Much like the common law legal or proximate cause concepts, Louisiana courts have long adopted a cause-in-fact limiting notion, which is commonly referred to as the “duty-risk analysis.” In other words, after it is determined that the defendant has a duty, the analysis requires a determination of whether the duty protects the plaintiff against the particular risk involved. In effect, this inquiry limits a defendant’s possible liability to the risks which fall within the imposed duty’s ambit. Courts have developed a helpful test for this evaluation, most commonly contained in the talismanic phrase “ease of association.” In Roberts, the Louisiana Supreme Court stated:

|1fiIn determining the limitation to be placed on liability for a defendant’s substandard conduct — i.e., whether there is a duty risk relationship — we have found the proper inquiry to be how easily the risk of injury to plaintiff can be associated with the duty sought to be enforced. Restated, the ease of association inquiry is simply: “How easily does one associate the plaintiffs complained-of harm with the defendant’s conduct? ... Although ease of association encompasses the idea of foreseeability, it is not based on foreseeability alone.” Absent an ease of association between the duty breached and the damage sustained, we have found legal fault lacking.

(Citations omitted.) In summary, a person’s liability may be affected, only, upon finding an ease of association between her/ his duty and the involved risk of harm.

Damages

The last part of a plaintiffs threshold is to show, by a preponderance of the evidence, the resulting damages from the defendant’s fault.

Case Analysis

Preliminary Considerations

Having found that Article 2317.1 implements a negligence theory of recovery, we now conclude that it also encompasses Mr. Myers’ cause of action. Applying 2317.1. to the case sub judice, we note, first, that it is unrebutted that Ms. Dronet owned the electric hand-held grinder. Accordingly, we need not inquire as to its custodian, an inquiry which is Article 2317.1’s alternative analysis. Second, it is unrebutted that the grinder was in a state of ruin. Indeed, the record unequivocally reflects that its disk appeared to be eroded on its sides. Third, the evidence also reflects that Mr. Myers’ met his 2317.1 threshold of proving that the ruin caused his injury.

|17 Duty/Breach

Mr. Myers frames his cause of action as Ms. Dronet’s “failure to maintain” the grinder. Under the traditional duty-risk analysis, we are to examine both as individual and unique social actors.

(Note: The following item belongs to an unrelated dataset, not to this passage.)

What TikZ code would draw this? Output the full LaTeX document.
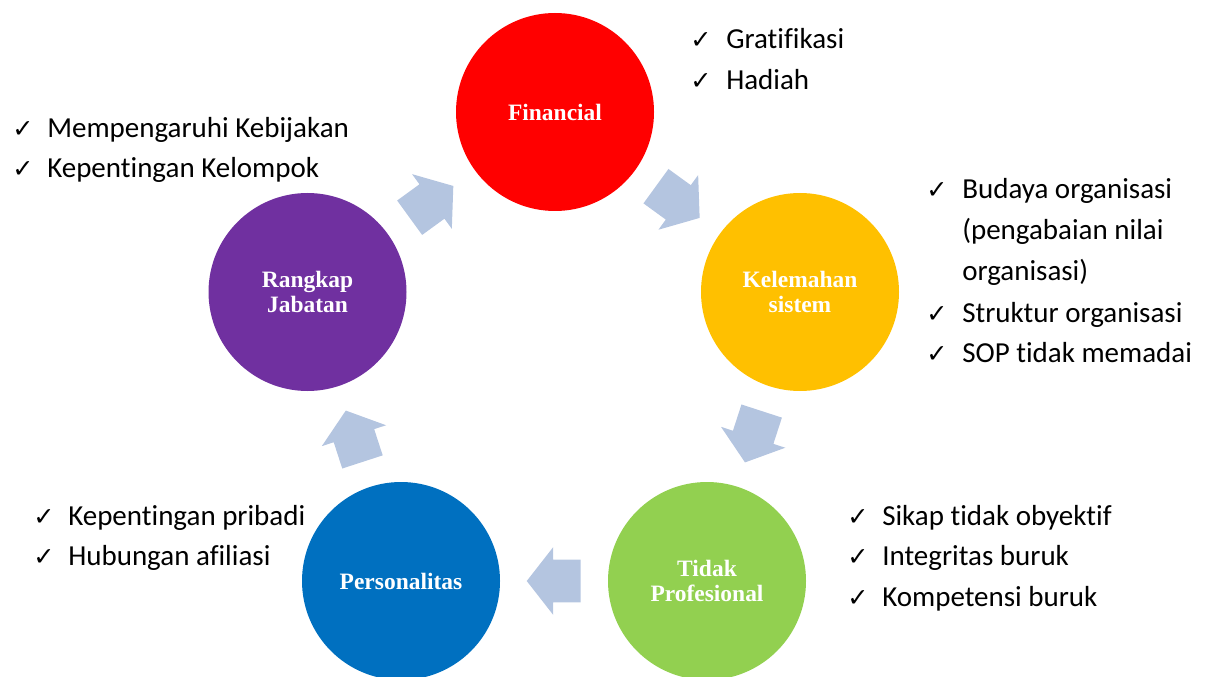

Although we find some facts in dispute, summary judgment is still appropriate.

Specifically, Ms. Dronet, a retired bank teller and bookkeeper hired Mr. Myers to perform whatever type of work on her property that she would need. However, apparently, they had no arrangements regarding the tools which he was suppose to use. Before Mr. Myers’ injury, during their short employment relationship, it is undisputed that he used some of his personal equipment, such as a tiller, as well as some of hers, such as a smaller tiller.

A few days after he started working for her, she requested that he dig a ditch at her rent-house. Apparently, after a rain, stagnant water would remain underneath the house, creating a termite issue. She wanted him to dig a ditch to permit rainwater drainage. However, it is undisputed that she did not instruct him, specifically, on the ditch-building modalities when they met the day before he did the work. He investigated the shovels, which she had in her tool shed. One appeared too small to complete his task; another, an appropriate size, but it needed to be sharpened. According to Mr. Myers, Ms. Dronet told him that he could used a hand-held grinder, which she, also, kept in her shed, to sharpen the shovel. However, he acknowledges that she warned him about the disk’s condition and did not instruct him on how to use the grinder.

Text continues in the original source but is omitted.